Here it is: Olbermann’s ultimate rant, linked at Crooks and Liars.

D.

7 Comments

  1. Anduin says:

    OMG Doug! I’ve had the same type of experience. Just last weekend my husband and I were helping out at the USO booth and one of the older members (70-80 years old) was telling us a story about a Filipino bank manager that recently made him angry. He commented about how he used to have to deal with them (Filipino’s) when he was in WWII and they were all crooked. He compared this bank manager with them, saying they were all the same. We were both surprised by his comment. The only thing I could think to say was that there are bad people in every race. My dad is the same way. He doesn’t give a rat’s booty what anyone else thinks, he says what he wants whether it’s PC or not. Racisim is alive and well it seems.

  2. Walnut says:

    I hope it’s confined to the older generation so that when we’re that age, we won’t have to hear that bullshit any more. But I suspect it’s not that simple.

  3. Dean says:

    It was everywhere. Everybody thought like that a hundred years ago. Now we think of people like that as fossils… and they are. They’re they ossified remains of a culture.

    We shouldn’t forget that in both the US and Canada, we shipped people off to concentration camps (that is what they were) because of their ancestry. Not just immigrants, but people of Japanese ancestry who were born here, who were American and Canadian citizens.

    Cultural change takes a long time to cycle through. Consider the internment of the Japanese: I don’t believe that that could happen today. We are making progress. Things are a hell of a lot better than the were a hundred years ago.

  4. Walnut says:

    It can’t happen again, eh? Well, maybe not . . . unless your skin is brown.

    Halliburton Secures Homeland Security Contracts for Vast New Detention Camps

    Scary stuff.

  5. Things are better than they were 100 years ago – but I’m not sure that it would take that large of a shock to our system to push us over the precipice… Look what’s happened already.

    OTOH, I’m pretty confident that some things won’t revert quite as readily. I remember a Thanksgiving dinner at my parents’ house some 15 years or so ago during which my grandmother caught sight of a dish of mixed nuts on the sideboard and blurted out, “Oh! Ni**er toes!”

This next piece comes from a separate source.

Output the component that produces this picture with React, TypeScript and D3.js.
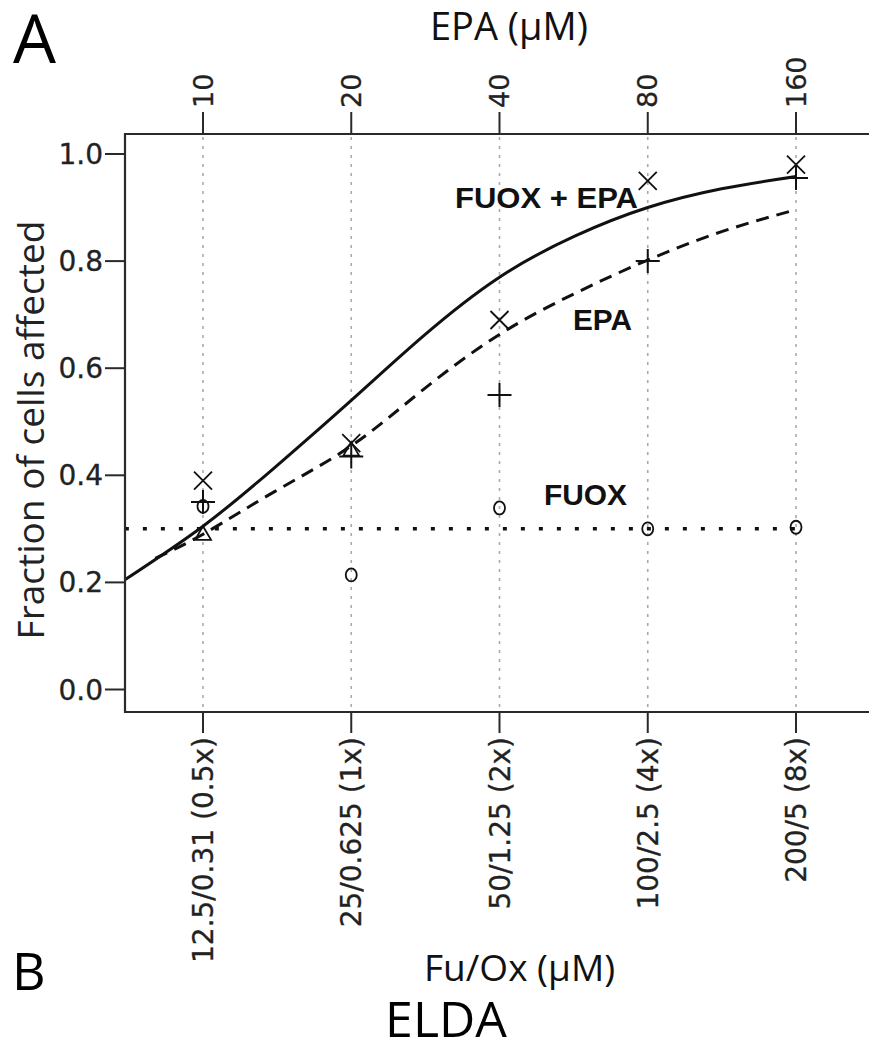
import React from "react";
import * as d3 from "d3";

// EPA doses on the top axis and Fu/Ox doses on the bottom axis share the same positions
const epaDoses = [10, 20, 40, 80, 160];
const fuoxLabels = ["12.5/0.31 (0.5x)", "25/0.625 (1x)", "50/1.25 (2x)", "100/2.5 (4x)", "200/5 (8x)"];
const yTicks = [0, 0.2, 0.4, 0.6, 0.8, 1.0];

// observed points
const comboObs = [0.39, 0.46, 0.69, 0.95, 0.98];
const epaObs = [0.35, 0.435, 0.55, 0.8, 0.955];
const fuoxObs = [0.342, 0.214, 0.339, 0.3, 0.303];
const triDoses = [10, 20];
const triObs = [0.29, 0.447];

// fitted curves
const comboFitDoses = [6.94, 10, 14, 20, 28, 40, 57, 80, 113, 160];
const comboFit = [0.205, 0.305, 0.415, 0.54, 0.66, 0.77, 0.847, 0.9, 0.935, 0.958];
const epaFitDoses = [8, 10, 14, 20, 28, 40, 57, 80, 113, 160];
const epaFit = [0.245, 0.29, 0.37, 0.455, 0.56, 0.663, 0.74, 0.802, 0.855, 0.896];
const fuoxFitDoses = [6.94, 160];
const fuoxFit = [0.3, 0.3];

const W = 869;
const H = 1042;
const left = 125;
const top = 134;
const bottom = 712;

const App = () => {
  const x = d3.scaleLog().base(2).domain([10, 160]).range([203, 796]);
  const y = d3.scaleLinear().domain([0, 1]).range([689.5, 154]);

  const line = d3
    .line<[number, number]>()
    .x((d) => x(d[0]))
    .y((d) => y(d[1]))
    .curve(d3.curveNatural);

  const zip = (a: number[], b: number[]) => a.map((v, i) => [v, b[i]] as [number, number]);

  const ink = "#111";
  const axisInk = "#2a2a2a";
  const tickFont = "'DejaVu Sans', Verdana, sans-serif";
  const titleFont = "'Open Sans', 'Noto Sans', sans-serif";
  const boldFont = "'Liberation Sans', Arial, sans-serif";

  return (
    <svg width={W} height={H} style={{ position: "absolute", left: 0, top: 0, background: "#fff" }}>
      <rect width={W} height={H} fill="#fff" />

      {/* vertical dotted grid */}
      {epaDoses.map((d) => (
        <line key={"g" + d} x1={x(d)} x2={x(d)} y1={top + 3} y2={bottom - 2}
          stroke="#aaa" strokeWidth={1.6} strokeDasharray="3,6" />
      ))}

      {/* fitted curves */}
      <path d={line(zip(fuoxFitDoses, fuoxFit)) || ""} fill="none" stroke={ink}
        strokeWidth={3.5} strokeDasharray="4,14" />
      <path d={line(zip(epaFitDoses, epaFit)) || ""} fill="none" stroke={ink}
        strokeWidth={3} strokeDasharray="13,8" />
      <path d={line(zip(comboFitDoses, comboFit)) || ""} fill="none" stroke={ink} strokeWidth={3} />

      {/* markers: x = combination */}
      {epaDoses.map((d, i) => {
        const cx = x(d), cy = y(comboObs[i]), r = 9;
        return (
          <path key={"x" + d} d={`M${cx - r},${cy - r}L${cx + r},${cy + r}M${cx - r},${cy + r}L${cx + r},${cy - r}`}
            stroke={ink} strokeWidth={1.8} fill="none" />
        );
      })}
      {/* + = EPA */}
      {epaDoses.map((d, i) => {
        const cx = x(d), cy = y(epaObs[i]), r = 12;
        return (
          <path key={"p" + d} d={`M${cx - r},${cy}L${cx + r},${cy}M${cx},${cy - r}L${cx},${cy + r}`}
            stroke={ink} strokeWidth={2} fill="none" />
        );
      })}
      {/* o = FUOX */}
      {epaDoses.map((d, i) => (
        <ellipse key={"o" + d} cx={x(d)} cy={y(fuoxObs[i])} rx={5.5} ry={6.5}
          stroke={ink} strokeWidth={1.8} fill="none" />
      ))}
      {/* triangles */}
      {triDoses.map((d, i) => {
        const cx = x(d), cy = y(triObs[i]), r = 8;
        return (
          <path key={"t" + d} d={`M${cx},${cy - r}L${cx + r},${cy + r * 0.7}L${cx - r},${cy + r * 0.7}Z`}
            stroke={ink} strokeWidth={1.8} fill="none" />
        );
      })}

      {/* curve labels */}
      <text x={455} y={208} fontFamily={boldFont} fontWeight="bold" fontSize={30} fill={ink}
        textLength={183} lengthAdjust="spacingAndGlyphs">FUOX + EPA</text>
      <text x={573} y={330} fontFamily={boldFont} fontWeight="bold" fontSize={30} fill={ink}
        textLength={59} lengthAdjust="spacingAndGlyphs">EPA</text>
      <text x={544} y={505} fontFamily={boldFont} fontWeight="bold" fontSize={30} fill={ink}
        textLength={83} lengthAdjust="spacingAndGlyphs">FUOX</text>

      {/* frame (open to the right, cropped) */}
      <path d={`M${W + 10},${top}H${left}V${bottom}H${W + 10}`} fill="none" stroke={axisInk} strokeWidth={2.2} />

      {/* left axis */}
      {yTicks.map((t) => (
        <g key={"y" + t}>
          <line x1={left - 20} x2={left} y1={y(t)} y2={y(t)} stroke={axisInk} strokeWidth={2} />
          <text x={left - 22} y={y(t)} dy="0.36em" textAnchor="end" fontFamily={tickFont}
            fontSize={28} fill="#222" stroke="#222" strokeWidth={0.3}>{t.toFixed(1)}</text>
        </g>
      ))}

      {/* top axis */}
      {epaDoses.map((d) => (
        <g key={"t" + d}>
          <line x1={x(d)} x2={x(d)} y1={top - 22} y2={top} stroke={axisInk} strokeWidth={2} />
          <text transform={`translate(${x(d)},${top - 26}) rotate(-90)`} dy="0.36em"
            fontFamily={tickFont} fontSize={27} fill="#222" stroke="#222" strokeWidth={0.3}>{d}</text>
        </g>
      ))}

      {/* bottom axis */}
      {epaDoses.map((d, i) => (
        <g key={"b" + d}>
          <line x1={x(d)} x2={x(d)} y1={bottom} y2={bottom + 21} stroke={axisInk} strokeWidth={2} />
          <text transform={`translate(${x(d)},${bottom + 25}) rotate(-90)`} dy="0.36em" textAnchor="end"
            fontFamily={tickFont} fontSize={28} fill="#222" stroke="#222" strokeWidth={0.3}>{fuoxLabels[i]}</text>
        </g>
      ))}

      {/* axis titles */}
      <text x={430} y={40} fontFamily={titleFont} fontSize={38} fill="#111">EPA (μM)</text>
      <text transform="translate(44,430) rotate(-90)" textAnchor="middle" fontFamily={titleFont}
        fontSize={37} fill="#222">Fraction of cells affected</text>
      <text x={424} y={981} fontFamily={titleFont} fontSize={37} fill="#111">Fu/Ox (μM)</text>

      {/* panel letters */}
      <text x={13} y={63} fontFamily={titleFont} fontSize={68} fill="#000">A</text>
      <text x={12} y={990} fontFamily={titleFont} fontSize={52} fill="#000">B</text>
      <text x={446} y={1037} textAnchor="middle" fontFamily={titleFont} fontSize={50} fill="#000">ELDA</text>
    </svg>
  );
};

export default App;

    She was instantly embarrassed, and sheepishly explained that that’s what they used to call Brazil nuts when she was growing up.

    So while there probably are still people here in the US under the age of 80 or 90 who call Brazil nuts ‘ni**er toes’ – and without a twinge of guilt or embarrassment at that – I feel pretty safe in saying that their numbers get smaller and smaller every year. That kind of casual racism seems to get harder and harder to find, despite the best efforts of some.

  6. Darla says:

    *sigh* I remember as a teenager being horribly appalled by my grandfather bragging about the whites-only bars when he moved to Alabama–he thought it was clever that they got around anti-segregation laws by calling them private clubs.

    In my more cynical moods, I think the reason I don’t hear younger people saying things like this isn’t that they’re not racist–it’s just that they still care what other people think.

  7. Shelbi says:

    I think there’s hope, but for the 80-90 crowd, it’s harder to get through their old brains.

    Growing up, both of my parents [they’re both around 60] regularly used the n-word and various other ‘derogatory ethnic terms.’ Racism in small-town Missouri [where I grew up] is still alive and well, so it wouldn’t surprise me to hear that crap out of people my own age, too.

    But, I’ve been able to kind of ‘educate’ my parents on their choice of words, and I’ve also helped them realize that it’s unfair to generalize an entire race by one example.

    If guy’s an asshole, it’s because he’s a jerk of a person, not because of the color of his skin.

    So my dad [who I never thought would stop using certain words] at least doesn’t say it around me, and I think he actually understands where I’m coming from, which is kinda more than I hoped for when I started talking to him about racism, you know?

    Incidentally, I think I was an adult [or at least a teenager] before I found out the real name for Brazil nuts. How pathetic is that?

    Some things boggle the mind, eh?